▶ **Given data**:

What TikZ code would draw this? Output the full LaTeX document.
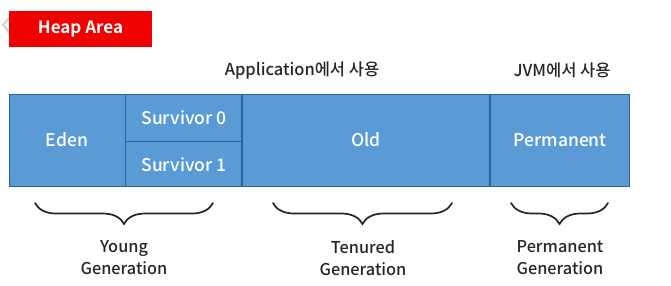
\documentclass[tikz,border=0pt]{standalone}
\usepackage{fontspec}
\setmainfont{Noto Sans CJK KR}[UprightFont={* Medium}, BoldFont={* Bold}]
\usetikzlibrary{positioning, decorations.pathreplacing}

\definecolor{heapred}{HTML}{F00000}
\definecolor{cellfill}{HTML}{5B9BD5}
\definecolor{cellline}{HTML}{2C6296}
\definecolor{textgray}{HTML}{262626}

\begin{document}
\begin{tikzpicture}[
    x=1pt, y=-1pt,
    font=\fontsize{17.5}{19}\selectfont,
    title/.style={rectangle, fill=heapred, text=white, inner sep=0pt,
                  minimum width=143pt, minimum height=36pt,
                  font=\fontsize{17}{19}\selectfont\bfseries},
    cell/.style={rectangle, draw=cellline, fill=cellfill, text=white,
                 line width=0.9pt, inner sep=0pt},
    usage/.style={text=textgray, inner sep=0pt,
                  font=\fontsize{16.5}{18}\selectfont},
    gen/.style={align=center, text=textgray, inner sep=0pt,
                font=\fontsize{16.3}{22}\selectfont},
    brc/.style={decorate, decoration={brace, mirror, amplitude=21pt},
                line width=1.7pt, draw=textgray, line cap=round},
]
\useasboundingbox (0,0) rectangle (671,286);

% back arrow of the slide viewer
\draw[gray!35, line width=2.2pt, line join=round] (12,15) -- (3,25) -- (12,35);

\node[title] (heap) at (80.5,29) {Heap Area};

% heap cells
\node[cell, minimum width=116pt, minimum height=92pt] (eden) at (67,140) {Eden};
\node[cell, minimum width=116pt, minimum height=47pt, anchor=north west]
     (surv0) at (eden.north east) {Survivor 0};
\node[cell, minimum width=116pt, minimum height=45pt, anchor=north west]
     (surv1) at (surv0.south west) {Survivor 1};
\node[cell, minimum width=247pt, minimum height=92pt, anchor=north west]
     (old) at (surv0.north east) {Old};
\node[cell, minimum width=139pt, minimum height=92pt, anchor=north west]
     (perm) at (old.north east) {Permanent};

% who uses it
\node[usage] (app) at (302,70) {Application에서 사용};
\node[usage] (jvm) at (562,70) {JVM에서 사용};

% generations
\draw[brc] (35,203) -- (213,203);
\draw[brc] (273,203) -- (452,203);
\draw[brc] (511,203) -- (608,203);

\node[gen] (young)   at (124,258) {Young\\Generation};
\node[gen] (tenured) at (363,258) {Tenured\\Generation};
\node[gen] (permgen) at (560,258) {Permanent\\Generation};

\end{tikzpicture}
\end{document}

▶ **Instruction**: Every line from the top of the material above through the line with "(heap) at (80.5,29)" should be duplicated exactly, please; leave out the pictures.

▶ **Response**:
What TikZ code would draw this? Output the full LaTeX document.
\documentclass[tikz,border=0pt]{standalone}
\usepackage{fontspec}
\setmainfont{Noto Sans CJK KR}[UprightFont={* Medium}, BoldFont={* Bold}]
\usetikzlibrary{positioning, decorations.pathreplacing}

\definecolor{heapred}{HTML}{F00000}
\definecolor{cellfill}{HTML}{5B9BD5}
\definecolor{cellline}{HTML}{2C6296}
\definecolor{textgray}{HTML}{262626}

\begin{document}
\begin{tikzpicture}[
    x=1pt, y=-1pt,
    font=\fontsize{17.5}{19}\selectfont,
    title/.style={rectangle, fill=heapred, text=white, inner sep=0pt,
                  minimum width=143pt, minimum height=36pt,
                  font=\fontsize{17}{19}\selectfont\bfseries},
    cell/.style={rectangle, draw=cellline, fill=cellfill, text=white,
                 line width=0.9pt, inner sep=0pt},
    usage/.style={text=textgray, inner sep=0pt,
                  font=\fontsize{16.5}{18}\selectfont},
    gen/.style={align=center, text=textgray, inner sep=0pt,
                font=\fontsize{16.3}{22}\selectfont},
    brc/.style={decorate, decoration={brace, mirror, amplitude=21pt},
                line width=1.7pt, draw=textgray, line cap=round},
]
\useasboundingbox (0,0) rectangle (671,286);

% back arrow of the slide viewer
\draw[gray!35, line width=2.2pt, line join=round] (12,15) -- (3,25) -- (12,35);

\node[title] (heap) at (80.5,29) {Heap Area};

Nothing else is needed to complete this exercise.